The picture above is what I’m trying to replicate. I just don’t know if I’m going about it the right way. I’m working with the FakeNewsChallenge dataset and its extremely unbalanced, and I’m trying to replicate and improve on a method used in a paper.
Agree - 7.36%
Disagree - 1.68%
Discuss - 17.82%
Unrelated - 73.13%
I’m splitting the data in this way:
(split dataset into 67/33 split)
- train 67%, test 33%
(split training further 80/20 for validation)
- training 80%, validation 20%
(Then split training and validation using 3 fold cross-validation set)
As an aside, getting that 1.68% of disagree and agree has been extremely difficult.

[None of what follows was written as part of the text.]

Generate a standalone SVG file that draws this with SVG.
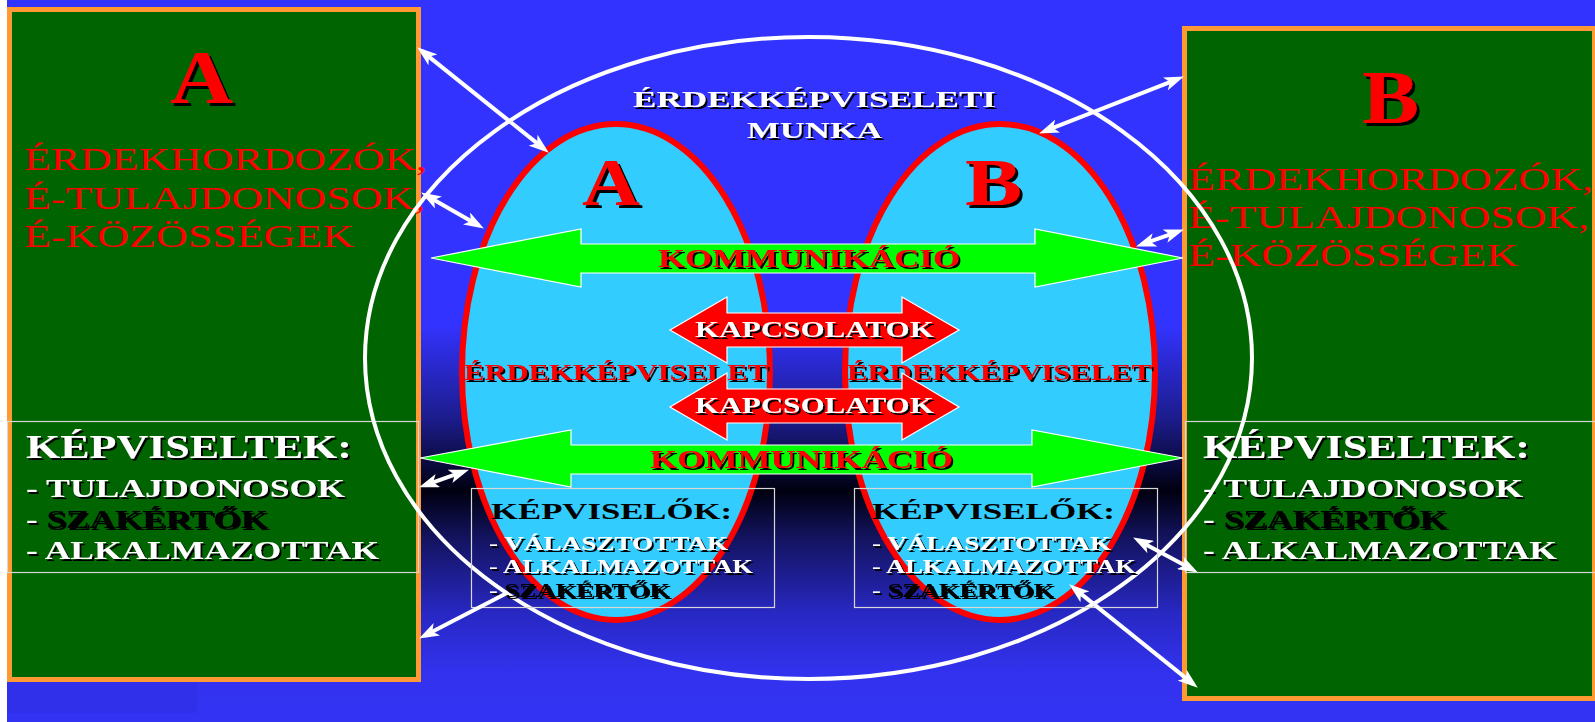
<svg xmlns="http://www.w3.org/2000/svg" width="1595" height="722" viewBox="0 0 1595 722">
<defs>
<linearGradient id="bg" gradientUnits="userSpaceOnUse" x1="0" y1="0" x2="0" y2="722">
<stop offset="0" stop-color="#3333FF"/>
<stop offset="0.45" stop-color="#3333FF"/>
<stop offset="0.58" stop-color="#1C1C8C"/>
<stop offset="0.68" stop-color="#000010"/>
<stop offset="0.74" stop-color="#12125A"/>
<stop offset="0.85" stop-color="#2828C4"/>
<stop offset="0.93" stop-color="#3232EE"/>
<stop offset="1" stop-color="#3333F4"/>
</linearGradient>
<filter id="sh2" x="-10%" y="-30%" width="120%" height="160%"><feDropShadow dx="2" dy="2" stdDeviation="0.3" flood-color="#000" flood-opacity="1"/></filter>
<filter id="sh3" x="-20%" y="-20%" width="140%" height="140%"><feDropShadow dx="3" dy="3" stdDeviation="0.3" flood-color="#000" flood-opacity="1"/></filter>
<marker id="ah" viewBox="0 0 20 14" refX="14" refY="7" markerWidth="20" markerHeight="14" markerUnits="userSpaceOnUse" orient="auto-start-reverse"><path d="M0,0 L20,7 L0,14 L5,7 z" fill="#fff"/></marker>
</defs>
<style>
text{font-family:"Liberation Serif","Times New Roman",serif;}
.big{font-size:76px;font-weight:bold;fill:#FF0000;filter:url(#sh3);}
.mid{font-size:68px;font-weight:bold;fill:#FF0000;filter:url(#sh3);}
.red{font-size:32px;fill:#FF0000;}
.h1{font-size:33px;font-weight:bold;fill:#fff;filter:url(#sh2);}
.l1{font-size:25px;font-weight:bold;fill:#fff;filter:url(#sh2);}
.blk{fill:#000;}
.wt{font-size:24px;font-weight:bold;fill:#fff;filter:url(#sh2);}
.kom{font-size:25px;font-weight:bold;fill:#FF0000;filter:url(#sh2);}
.kap{font-size:23px;font-weight:bold;fill:#fff;filter:url(#sh2);}
.erd{font-size:23px;font-weight:bold;fill:#FF0000;filter:url(#sh2);}
.kp{font-size:24px;font-weight:bold;fill:#000;}
.l2{font-size:18px;font-weight:bold;fill:#fff;filter:url(#sh2);}
.gbox{fill:#006400;stroke:#FF9933;stroke-width:5;}
.tbox{fill:none;stroke:#D8D8D8;stroke-width:1.2;}
.ell{fill:#33CCFF;stroke:#FF0000;stroke-width:6;}
.garr{fill:#00FF00;stroke:#fff;stroke-width:1.2;}
.rarr{fill:#FF0000;stroke:#fff;stroke-width:1.2;}
.con{stroke:#fff;stroke-width:4;fill:none;}
</style>
<rect x="0" y="0" width="1595" height="722" fill="#fff"/>
<rect x="7" y="0" width="1588" height="722" fill="url(#bg)"/>
<rect x="7" y="682" width="190" height="31" fill="#3030EA"/>

<g id="nodeA">
<rect class="gbox" x="9.5" y="9.5" width="409" height="670"/>
<text class="big" x="170" y="103" textLength="63" lengthAdjust="spacingAndGlyphs">A</text>
<text class="red" x="24" y="170" textLength="403" lengthAdjust="spacingAndGlyphs">ÉRDEKHORDOZÓK,</text>
<text class="red" x="24" y="209" textLength="401" lengthAdjust="spacingAndGlyphs">É-TULAJDONOSOK,</text>
<text class="red" x="24" y="247" textLength="330" lengthAdjust="spacingAndGlyphs">É-KÖZÖSSÉGEK</text>
</g>
<g id="nodeB">
<rect class="gbox" x="1184.5" y="28.5" width="410" height="670"/>
<text class="big" x="1362" y="123" textLength="57" lengthAdjust="spacingAndGlyphs">B</text>
<text class="red" x="1188" y="190" textLength="405" lengthAdjust="spacingAndGlyphs">ÉRDEKHORDOZÓK,</text>
<text class="red" x="1188" y="228" textLength="401" lengthAdjust="spacingAndGlyphs">É-TULAJDONOSOK,</text>
<text class="red" x="1188" y="266" textLength="330" lengthAdjust="spacingAndGlyphs">É-KÖZÖSSÉGEK</text>
</g>
<g id="kepviseltekA">
<rect class="tbox" x="7.5" y="421.5" width="411" height="151"/>
<text class="h1" x="26" y="458" textLength="326" lengthAdjust="spacingAndGlyphs">KÉPVISELTEK:</text>
<text class="l1" x="26" y="497" textLength="319" lengthAdjust="spacingAndGlyphs">- TULAJDONOSOK</text>
<text class="l1" x="26" y="528" textLength="242" lengthAdjust="spacingAndGlyphs">- <tspan class="blk">SZAKÉRTŐK</tspan></text>
<text class="l1" x="26" y="559" textLength="353" lengthAdjust="spacingAndGlyphs">- ALKALMAZOTTAK</text>
</g>
<g id="kepviseltekB">
<rect class="tbox" x="1185.5" y="421.5" width="411" height="151"/>
<text class="h1" x="1203" y="458" textLength="327" lengthAdjust="spacingAndGlyphs">KÉPVISELTEK:</text>
<text class="l1" x="1203" y="497" textLength="320" lengthAdjust="spacingAndGlyphs">- TULAJDONOSOK</text>
<text class="l1" x="1203" y="528" textLength="244" lengthAdjust="spacingAndGlyphs">- <tspan class="blk">SZAKÉRTŐK</tspan></text>
<text class="l1" x="1203" y="559" textLength="354" lengthAdjust="spacingAndGlyphs">- ALKALMAZOTTAK</text>
</g>
<g id="munka">
<ellipse cx="808.5" cy="358" rx="443.5" ry="321" fill="none" stroke="#fff" stroke-width="4"/>
<text class="wt" x="633" y="107" textLength="363" lengthAdjust="spacingAndGlyphs">ÉRDEKKÉPVISELETI</text>
<text class="wt" x="747" y="138" textLength="135" lengthAdjust="spacingAndGlyphs">MUNKA</text>
</g>
<g id="ellA">
<ellipse class="ell" cx="616" cy="372" rx="154" ry="248"/>
<text class="mid" x="582" y="205" textLength="58" lengthAdjust="spacingAndGlyphs">A</text>
<text class="erd" x="464" y="380" textLength="304" lengthAdjust="spacingAndGlyphs">ÉRDEKKÉPVISELET</text>
</g>
<g id="ellB">
<ellipse class="ell" cx="1000" cy="372" rx="155" ry="248"/>
<text class="mid" x="965" y="205" textLength="57" lengthAdjust="spacingAndGlyphs">B</text>
<text class="erd" x="847" y="380" textLength="305" lengthAdjust="spacingAndGlyphs">ÉRDEKKÉPVISELET</text>
</g>
<g id="kepviselokA">
<rect class="tbox" x="471.5" y="488.5" width="303" height="119"/>
<text class="kp" x="491" y="519" textLength="241" lengthAdjust="spacingAndGlyphs">KÉPVISELŐK:</text>
<text class="l2" x="489" y="550" textLength="239" lengthAdjust="spacingAndGlyphs">- VÁLASZTOTTAK</text>
<text class="l2" x="489" y="573" textLength="264" lengthAdjust="spacingAndGlyphs">- ALKALMAZOTTAK</text>
<text class="l2" x="489" y="597" textLength="181" lengthAdjust="spacingAndGlyphs">- <tspan class="blk">SZAKÉRTŐK</tspan></text>
</g>
<g id="kepviselokB">
<rect class="tbox" x="854.5" y="488.5" width="303" height="119"/>
<text class="kp" x="872" y="519" textLength="243" lengthAdjust="spacingAndGlyphs">KÉPVISELŐK:</text>
<text class="l2" x="872" y="550" textLength="239" lengthAdjust="spacingAndGlyphs">- VÁLASZTOTTAK</text>
<text class="l2" x="872" y="573" textLength="264" lengthAdjust="spacingAndGlyphs">- ALKALMAZOTTAK</text>
<text class="l2" x="872" y="597" textLength="182" lengthAdjust="spacingAndGlyphs">- <tspan class="blk">SZAKÉRTŐK</tspan></text>
</g>
<g id="kommunikacio1">
<polygon class="garr" points="431,258 581,229 581,244 1035,244 1035,229 1183,258 1035,287 1035,273 581,273 581,287"/>
<text class="kom" x="658" y="267" textLength="302" lengthAdjust="spacingAndGlyphs">KOMMUNIKÁCIÓ</text>
</g>
<g id="kapcsolatok1">
<polygon class="rarr" points="670,330 727,297 727,313 902,313 902,297 959,330 902,363 902,347 727,347 727,363"/>
<text class="kap" x="695" y="337" textLength="239" lengthAdjust="spacingAndGlyphs">KAPCSOLATOK</text>
</g>
<g id="kapcsolatok2">
<polygon class="rarr" points="670,407 727,373 727,389 902,389 902,373 959,407 902,440 902,423 727,423 727,440"/>
<text class="kap" x="695" y="413" textLength="239" lengthAdjust="spacingAndGlyphs">KAPCSOLATOK</text>
</g>
<g id="kommunikacio2">
<polygon class="garr" points="420,458 571,430 571,445 1032,445 1032,430 1183,458 1032,487 1032,474 571,474 571,487"/>
<text class="kom" x="650" y="468" textLength="303" lengthAdjust="spacingAndGlyphs">KOMMUNIKÁCIÓ</text>
</g>
<g id="connectors">
<line class="con" x1="421.9" y1="51.1" x2="544.1" y2="148.9" marker-start="url(#ah)" marker-end="url(#ah)"/>
<line class="con" x1="426.3" y1="195.5" x2="478.7" y2="225.5" marker-start="url(#ah)" marker-end="url(#ah)"/>
<line class="con" x1="424.7" y1="485.3" x2="463.3" y2="471.7" marker-start="url(#ah)" marker-end="url(#ah)"/>
<line class="con" x1="507" y1="593" x2="424.4" y2="635.7" marker-end="url(#ah)"/>
<line class="con" x1="1044.7" y1="131.2" x2="1178.3" y2="78.8" marker-start="url(#ah)" marker-end="url(#ah)"/>
<line class="con" x1="1141.7" y1="244.4" x2="1178.3" y2="231.6" marker-start="url(#ah)" marker-end="url(#ah)"/>
<line class="con" x1="1138.4" y1="540.4" x2="1192.6" y2="569.6" marker-start="url(#ah)" marker-end="url(#ah)"/>
<line class="con" x1="1073.9" y1="588.1" x2="1193.1" y2="683.9" marker-start="url(#ah)" marker-end="url(#ah)"/>
</g>
</svg>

This is where I’m having an issue as it’s not making total sense to me. Is the validation set created in the 80/20 split being stratified as well in the 5fold?
Here is where I am at currently:
Split data into 67% Training Set and 33% Test Set:
indent preformatted text by 4 spaces
x_train1, x_test, y_train1, y_test = train_test_split(x, y, test_size=0.33)
x_train2, x_val, y_train2, y_val = train_test_split(x_train1, y_train1, test_size=0.20)
skf = StratifiedKFold(n_splits=3, shuffle = True)
skf.getn_splits(x_train2, y_train2)
for train_index, test_index in skf.split(x_train2, y_train2):
x_train_cros, x_test_cros = x_train2[train_index], x_train2[test_index]
y_train_cros, y_test_cros = y_train2[train_index], y_train[test_index]
Would I run skf again for the validation set as well? Where are the test sets from skf created being used in the sequential model?
Citation for the method I’m using:
Thota, Aswini; Tilak, Priyanka; Ahluwalia, Simrat; and Lohia, Nibrat (2018) “Fake News Detection: A Deep Learning Approach,” SMU Data Science.